WHAT YOU SHOULD DO: Without including any pictures, write out the listing below exactly.

%%

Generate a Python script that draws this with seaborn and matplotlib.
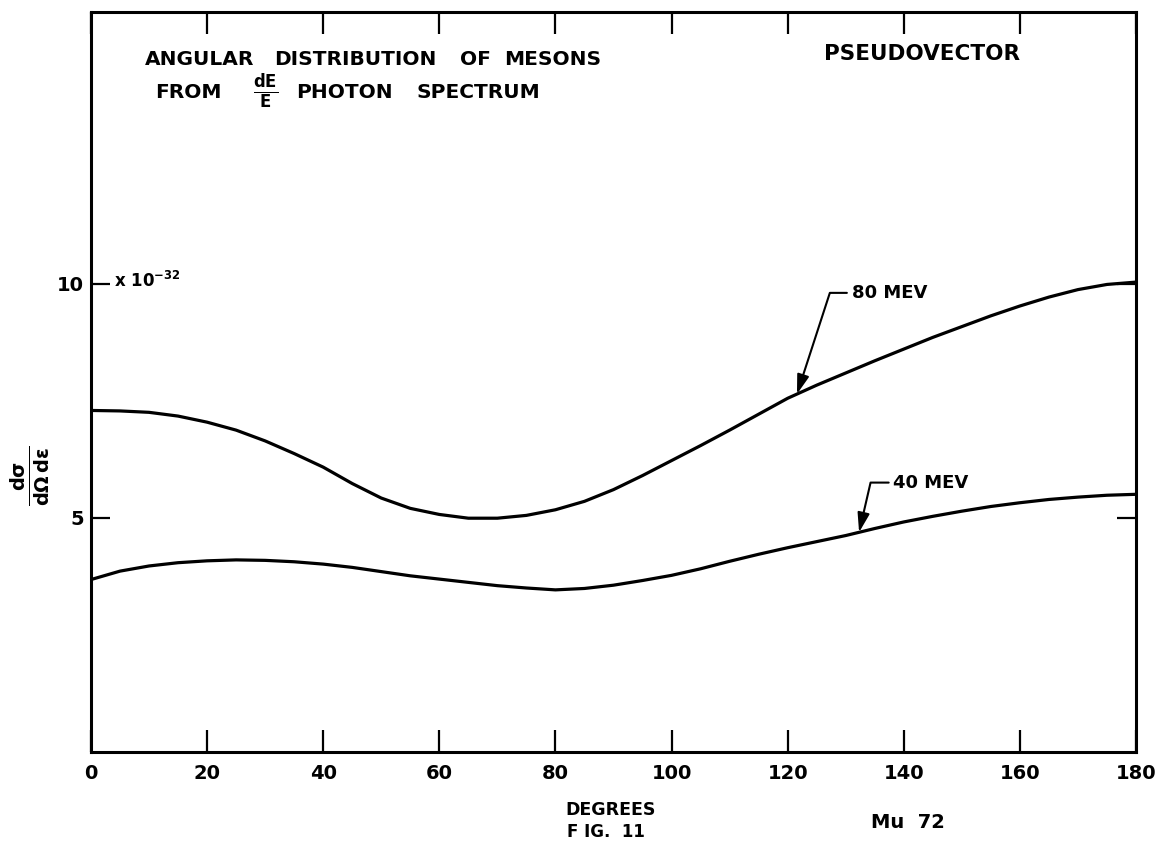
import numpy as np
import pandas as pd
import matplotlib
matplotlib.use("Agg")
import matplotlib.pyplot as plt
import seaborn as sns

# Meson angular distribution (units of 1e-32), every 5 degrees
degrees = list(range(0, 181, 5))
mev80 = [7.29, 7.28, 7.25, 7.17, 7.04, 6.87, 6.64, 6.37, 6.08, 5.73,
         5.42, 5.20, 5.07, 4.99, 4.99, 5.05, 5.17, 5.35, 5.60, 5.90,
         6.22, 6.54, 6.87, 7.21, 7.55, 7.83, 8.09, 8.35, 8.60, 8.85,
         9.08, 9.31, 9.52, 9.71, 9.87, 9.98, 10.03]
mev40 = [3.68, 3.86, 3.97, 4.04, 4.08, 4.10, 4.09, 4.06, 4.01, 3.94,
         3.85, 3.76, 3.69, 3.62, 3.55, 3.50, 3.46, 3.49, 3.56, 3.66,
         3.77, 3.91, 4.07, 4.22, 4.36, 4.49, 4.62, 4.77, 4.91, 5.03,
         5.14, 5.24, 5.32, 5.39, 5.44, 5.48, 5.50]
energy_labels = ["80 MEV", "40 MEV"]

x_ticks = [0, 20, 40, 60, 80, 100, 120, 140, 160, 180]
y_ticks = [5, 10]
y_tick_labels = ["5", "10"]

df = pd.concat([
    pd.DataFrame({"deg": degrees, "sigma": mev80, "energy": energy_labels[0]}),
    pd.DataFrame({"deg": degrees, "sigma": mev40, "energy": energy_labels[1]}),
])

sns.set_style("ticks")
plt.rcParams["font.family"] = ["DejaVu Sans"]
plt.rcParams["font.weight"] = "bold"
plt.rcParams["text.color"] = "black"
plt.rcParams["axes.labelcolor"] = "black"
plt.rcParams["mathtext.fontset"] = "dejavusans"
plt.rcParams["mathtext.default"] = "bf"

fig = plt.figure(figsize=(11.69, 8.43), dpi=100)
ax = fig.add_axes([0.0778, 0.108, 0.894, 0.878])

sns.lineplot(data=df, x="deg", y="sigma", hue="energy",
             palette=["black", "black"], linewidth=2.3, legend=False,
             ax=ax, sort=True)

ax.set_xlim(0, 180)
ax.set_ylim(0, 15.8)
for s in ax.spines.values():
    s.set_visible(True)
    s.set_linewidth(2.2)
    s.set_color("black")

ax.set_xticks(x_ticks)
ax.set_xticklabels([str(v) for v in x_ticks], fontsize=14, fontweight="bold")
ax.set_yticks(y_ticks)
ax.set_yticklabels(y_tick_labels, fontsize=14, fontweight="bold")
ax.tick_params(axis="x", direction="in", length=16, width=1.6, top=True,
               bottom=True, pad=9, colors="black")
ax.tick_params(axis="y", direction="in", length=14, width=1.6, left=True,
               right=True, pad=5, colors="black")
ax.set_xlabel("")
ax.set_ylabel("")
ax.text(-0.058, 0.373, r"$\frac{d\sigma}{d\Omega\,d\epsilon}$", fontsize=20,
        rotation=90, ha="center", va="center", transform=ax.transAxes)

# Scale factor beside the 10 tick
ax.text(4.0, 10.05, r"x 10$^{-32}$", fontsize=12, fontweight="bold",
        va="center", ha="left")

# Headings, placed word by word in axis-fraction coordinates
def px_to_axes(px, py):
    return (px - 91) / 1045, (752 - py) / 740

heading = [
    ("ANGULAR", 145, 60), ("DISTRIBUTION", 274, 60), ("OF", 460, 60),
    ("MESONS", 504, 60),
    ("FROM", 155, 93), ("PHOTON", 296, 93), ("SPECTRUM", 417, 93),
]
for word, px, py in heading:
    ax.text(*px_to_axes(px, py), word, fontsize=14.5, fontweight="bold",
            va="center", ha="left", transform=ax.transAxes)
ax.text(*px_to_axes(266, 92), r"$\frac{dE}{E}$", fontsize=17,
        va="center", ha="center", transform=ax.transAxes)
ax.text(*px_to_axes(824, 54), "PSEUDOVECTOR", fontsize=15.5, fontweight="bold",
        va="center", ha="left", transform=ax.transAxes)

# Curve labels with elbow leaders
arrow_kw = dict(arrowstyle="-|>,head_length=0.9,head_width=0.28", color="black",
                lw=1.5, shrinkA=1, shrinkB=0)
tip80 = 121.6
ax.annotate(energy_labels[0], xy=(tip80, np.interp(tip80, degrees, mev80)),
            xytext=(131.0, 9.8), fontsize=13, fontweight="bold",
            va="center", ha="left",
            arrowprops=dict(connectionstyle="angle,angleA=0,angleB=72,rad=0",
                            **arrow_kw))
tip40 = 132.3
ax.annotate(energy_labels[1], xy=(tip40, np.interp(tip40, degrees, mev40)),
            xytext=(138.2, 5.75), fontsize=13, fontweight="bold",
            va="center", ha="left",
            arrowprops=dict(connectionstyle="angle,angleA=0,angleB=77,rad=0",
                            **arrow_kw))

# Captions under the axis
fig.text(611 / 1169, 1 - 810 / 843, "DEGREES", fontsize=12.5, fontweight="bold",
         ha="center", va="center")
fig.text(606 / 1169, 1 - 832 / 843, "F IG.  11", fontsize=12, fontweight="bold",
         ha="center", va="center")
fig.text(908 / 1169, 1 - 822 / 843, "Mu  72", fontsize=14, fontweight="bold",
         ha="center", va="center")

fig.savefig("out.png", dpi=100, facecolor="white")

%%

WORKED ANSWER:
Generate a Python script that draws this with seaborn and matplotlib.
import numpy as np
import pandas as pd
import matplotlib
matplotlib.use("Agg")
import matplotlib.pyplot as plt
import seaborn as sns

# Meson angular distribution (units of 1e-32), every 5 degrees
degrees = list(range(0, 181, 5))
mev80 = [7.29, 7.28, 7.25, 7.17, 7.04, 6.87, 6.64, 6.37, 6.08, 5.73,
         5.42, 5.20, 5.07, 4.99, 4.99, 5.05, 5.17, 5.35, 5.60, 5.90,
         6.22, 6.54, 6.87, 7.21, 7.55, 7.83, 8.09, 8.35, 8.60, 8.85,
         9.08, 9.31, 9.52, 9.71, 9.87, 9.98, 10.03]
mev40 = [3.68, 3.86, 3.97, 4.04, 4.08, 4.10, 4.09, 4.06, 4.01, 3.94,
         3.85, 3.76, 3.69, 3.62, 3.55, 3.50, 3.46, 3.49, 3.56, 3.66,
         3.77, 3.91, 4.07, 4.22, 4.36, 4.49, 4.62, 4.77, 4.91, 5.03,
         5.14, 5.24, 5.32, 5.39, 5.44, 5.48, 5.50]
energy_labels = ["80 MEV", "40 MEV"]

x_ticks = [0, 20, 40, 60, 80, 100, 120, 140, 160, 180]
y_ticks = [5, 10]
y_tick_labels = ["5", "10"]

df = pd.concat([
    pd.DataFrame({"deg": degrees, "sigma": mev80, "energy": energy_labels[0]}),
    pd.DataFrame({"deg": degrees, "sigma": mev40, "energy": energy_labels[1]}),
])

sns.set_style("ticks")
plt.rcParams["font.family"] = ["DejaVu Sans"]
plt.rcParams["font.weight"] = "bold"
plt.rcParams["text.color"] = "black"
plt.rcParams["axes.labelcolor"] = "black"
plt.rcParams["mathtext.fontset"] = "dejavusans"
plt.rcParams["mathtext.default"] = "bf"

fig = plt.figure(figsize=(11.69, 8.43), dpi=100)
ax = fig.add_axes([0.0778, 0.108, 0.894, 0.878])

sns.lineplot(data=df, x="deg", y="sigma", hue="energy",
             palette=["black", "black"], linewidth=2.3, legend=False,
             ax=ax, sort=True)

ax.set_xlim(0, 180)
ax.set_ylim(0, 15.8)
for s in ax.spines.values():
    s.set_visible(True)
    s.set_linewidth(2.2)
    s.set_color("black")

ax.set_xticks(x_ticks)
ax.set_xticklabels([str(v) for v in x_ticks], fontsize=14, fontweight="bold")
ax.set_yticks(y_ticks)
ax.set_yticklabels(y_tick_labels, fontsize=14, fontweight="bold")
ax.tick_params(axis="x", direction="in", length=16, width=1.6, top=True,
               bottom=True, pad=9, colors="black")
ax.tick_params(axis="y", direction="in", length=14, width=1.6, left=True,
               right=True, pad=5, colors="black")
ax.set_xlabel("")
ax.set_ylabel("")
ax.text(-0.058, 0.373, r"$\frac{d\sigma}{d\Omega\,d\epsilon}$", fontsize=20,
        rotation=90, ha="center", va="center", transform=ax.transAxes)

# Scale factor beside the 10 tick
ax.text(4.0, 10.05, r"x 10$^{-32}$", fontsize=12, fontweight="bold",
        va="center", ha="left")

# Headings, placed word by word in axis-fraction coordinates
def px_to_axes(px, py):
    return (px - 91) / 1045, (752 - py) / 740

heading = [
    ("ANGULAR", 145, 60), ("DISTRIBUTION", 274, 60), ("OF", 460, 60),
    ("MESONS", 504, 60),
    ("FROM", 155, 93), ("PHOTON", 296, 93), ("SPECTRUM", 417, 93),
]
for word, px, py in heading:
    ax.text(*px_to_axes(px, py), word, fontsize=14.5, fontweight="bold",
            va="center", ha="left", transform=ax.transAxes)
ax.text(*px_to_axes(266, 92), r"$\frac{dE}{E}$", fontsize=17,
        va="center", ha="center", transform=ax.transAxes)
ax.text(*px_to_axes(824, 54), "PSEUDOVECTOR", fontsize=15.5, fontweight="bold",
        va="center", ha="left", transform=ax.transAxes)

# Curve labels with elbow leaders
arrow_kw = dict(arrowstyle="-|>,head_length=0.9,head_width=0.28", color="black",
                lw=1.5, shrinkA=1, shrinkB=0)
tip80 = 121.6
ax.annotate(energy_labels[0], xy=(tip80, np.interp(tip80, degrees, mev80)),
            xytext=(131.0, 9.8), fontsize=13, fontweight="bold",
            va="center", ha="left",
            arrowprops=dict(connectionstyle="angle,angleA=0,angleB=72,rad=0",
                            **arrow_kw))
tip40 = 132.3
ax.annotate(energy_labels[1], xy=(tip40, np.interp(tip40, degrees, mev40)),
            xytext=(138.2, 5.75), fontsize=13, fontweight="bold",
            va="center", ha="left",
            arrowprops=dict(connectionstyle="angle,angleA=0,angleB=77,rad=0",
                            **arrow_kw))

# Captions under the axis
fig.text(611 / 1169, 1 - 810 / 843, "DEGREES", fontsize=12.5, fontweight="bold",
         ha="center", va="center")
fig.text(606 / 1169, 1 - 832 / 843, "F IG.  11", fontsize=12, fontweight="bold",
         ha="center", va="center")
fig.text(908 / 1169, 1 - 822 / 843, "Mu  72", fontsize=14, fontweight="bold",
         ha="center", va="center")

fig.savefig("out.png", dpi=100, facecolor="white")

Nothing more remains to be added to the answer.